OK, ok so it’s kind of lazy to just post videos instead of writing….well, at least I think so. However, I think the video below applies to what’s happening with me right now.
I’ve been kinda consumed with fear about this new band venture I’m involved in. Yep, I’m playing keys for an R&B/funk band. We had our first rehearsal on Sunday night and they are good, and I am NOT. So I’m practicing and practicing and trying not to panic.

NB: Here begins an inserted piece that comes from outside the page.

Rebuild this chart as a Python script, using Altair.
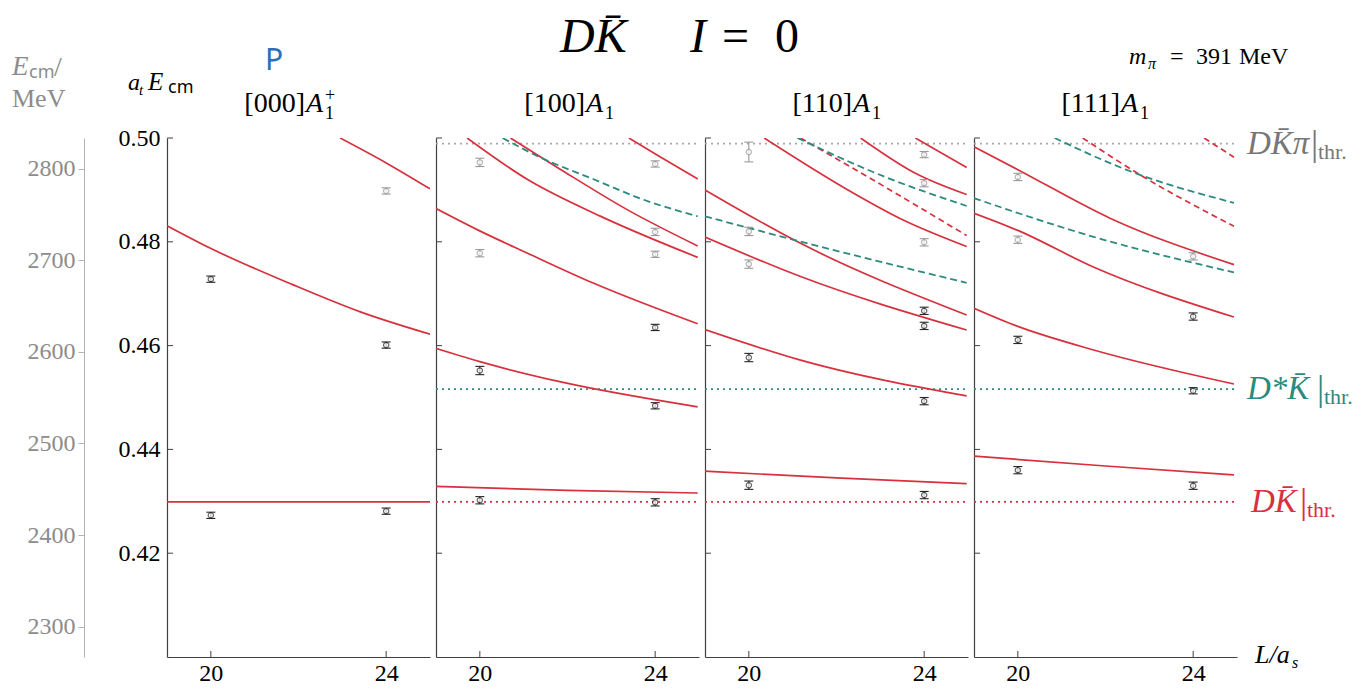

See, this may seem strange to many, but I know that this fear is a good thing and it’s a big reason why I decided to do this. Since my brain went wonky four years ago, even the way I learn music is different than before…and it’s much harder. I really enjoy playing piano/keyboards but I m not very good at it, and I know I don’t practice nearly enough to reach competency. And of course I’ve got every excuse as to why I can’t/won’t/shouldn’t/don’t feel like practicing at any given moment. So I really needed an opportunity just like this, where other people are depending on my skill and God provided it for me.
Don’t get me wrong, the possibility of failing at this big time & in public is VERY real and at the moment, it seems just about certain! But this is why it’s so good for me because there’s also the chance that I will rise to the occasion, and this is a very different kind of gig for me: I’m NOT in charge, I’m not singing any leads, I’m not running the rehearsals or doing booking, and not only am I the newest member of the band (some of these folks have known each other for many years), but I’ve got the fattest(not phattest. oh no….), geekiest look happening, I’m the lone white person AND I’m the weakest musician. How’s that as a recipe for success? I’m way out of my comfort zone…and that’s GOOD.